# Your task
Copy out all the data, word for word.

# Given data
○ ○ ○ ○

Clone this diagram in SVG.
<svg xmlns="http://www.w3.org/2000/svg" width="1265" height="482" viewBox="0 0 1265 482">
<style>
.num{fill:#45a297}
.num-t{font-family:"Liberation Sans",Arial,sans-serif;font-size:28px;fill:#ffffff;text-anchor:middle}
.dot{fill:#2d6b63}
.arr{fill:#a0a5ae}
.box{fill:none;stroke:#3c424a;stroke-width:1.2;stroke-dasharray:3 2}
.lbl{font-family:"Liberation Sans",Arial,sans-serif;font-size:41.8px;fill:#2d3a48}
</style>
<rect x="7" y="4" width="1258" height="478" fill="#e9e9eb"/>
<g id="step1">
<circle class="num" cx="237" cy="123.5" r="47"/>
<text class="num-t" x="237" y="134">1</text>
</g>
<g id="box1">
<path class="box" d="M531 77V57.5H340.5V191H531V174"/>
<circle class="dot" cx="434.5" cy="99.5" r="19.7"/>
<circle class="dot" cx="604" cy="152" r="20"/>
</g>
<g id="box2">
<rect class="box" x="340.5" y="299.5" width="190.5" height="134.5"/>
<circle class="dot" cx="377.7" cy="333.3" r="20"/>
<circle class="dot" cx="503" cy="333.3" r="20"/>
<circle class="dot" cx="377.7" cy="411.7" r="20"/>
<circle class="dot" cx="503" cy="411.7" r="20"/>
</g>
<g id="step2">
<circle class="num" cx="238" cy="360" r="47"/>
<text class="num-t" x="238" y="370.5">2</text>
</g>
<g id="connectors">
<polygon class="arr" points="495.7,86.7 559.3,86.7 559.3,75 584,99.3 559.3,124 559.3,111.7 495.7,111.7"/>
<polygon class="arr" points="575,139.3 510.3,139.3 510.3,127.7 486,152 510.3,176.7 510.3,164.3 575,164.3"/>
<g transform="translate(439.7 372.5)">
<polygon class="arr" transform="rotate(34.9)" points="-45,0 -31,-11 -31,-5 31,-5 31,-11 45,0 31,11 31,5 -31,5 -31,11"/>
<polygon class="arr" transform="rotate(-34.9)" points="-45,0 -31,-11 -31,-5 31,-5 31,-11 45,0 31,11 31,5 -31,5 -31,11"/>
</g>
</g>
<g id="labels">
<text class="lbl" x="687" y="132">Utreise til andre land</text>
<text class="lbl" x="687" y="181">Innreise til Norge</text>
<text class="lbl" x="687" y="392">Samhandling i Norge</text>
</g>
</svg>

○ ○ ○ ○

# Task output
Clone this diagram in SVG.
<svg xmlns="http://www.w3.org/2000/svg" width="1265" height="482" viewBox="0 0 1265 482">
<style>
.num{fill:#45a297}
.num-t{font-family:"Liberation Sans",Arial,sans-serif;font-size:28px;fill:#ffffff;text-anchor:middle}
.dot{fill:#2d6b63}
.arr{fill:#a0a5ae}
.box{fill:none;stroke:#3c424a;stroke-width:1.2;stroke-dasharray:3 2}
.lbl{font-family:"Liberation Sans",Arial,sans-serif;font-size:41.8px;fill:#2d3a48}
</style>
<rect x="7" y="4" width="1258" height="478" fill="#e9e9eb"/>
<g id="step1">
<circle class="num" cx="237" cy="123.5" r="47"/>
<text class="num-t" x="237" y="134">1</text>
</g>
<g id="box1">
<path class="box" d="M531 77V57.5H340.5V191H531V174"/>
<circle class="dot" cx="434.5" cy="99.5" r="19.7"/>
<circle class="dot" cx="604" cy="152" r="20"/>
</g>
<g id="box2">
<rect class="box" x="340.5" y="299.5" width="190.5" height="134.5"/>
<circle class="dot" cx="377.7" cy="333.3" r="20"/>
<circle class="dot" cx="503" cy="333.3" r="20"/>
<circle class="dot" cx="377.7" cy="411.7" r="20"/>
<circle class="dot" cx="503" cy="411.7" r="20"/>
</g>
<g id="step2">
<circle class="num" cx="238" cy="360" r="47"/>
<text class="num-t" x="238" y="370.5">2</text>
</g>
<g id="connectors">
<polygon class="arr" points="495.7,86.7 559.3,86.7 559.3,75 584,99.3 559.3,124 559.3,111.7 495.7,111.7"/>
<polygon class="arr" points="575,139.3 510.3,139.3 510.3,127.7 486,152 510.3,176.7 510.3,164.3 575,164.3"/>
<g transform="translate(439.7 372.5)">
<polygon class="arr" transform="rotate(34.9)" points="-45,0 -31,-11 -31,-5 31,-5 31,-11 45,0 31,11 31,5 -31,5 -31,11"/>
<polygon class="arr" transform="rotate(-34.9)" points="-45,0 -31,-11 -31,-5 31,-5 31,-11 45,0 31,11 31,5 -31,5 -31,11"/>
</g>
</g>
<g id="labels">
<text class="lbl" x="687" y="132">Utreise til andre land</text>
<text class="lbl" x="687" y="181">Innreise til Norge</text>
<text class="lbl" x="687" y="392">Samhandling i Norge</text>
</g>
</svg>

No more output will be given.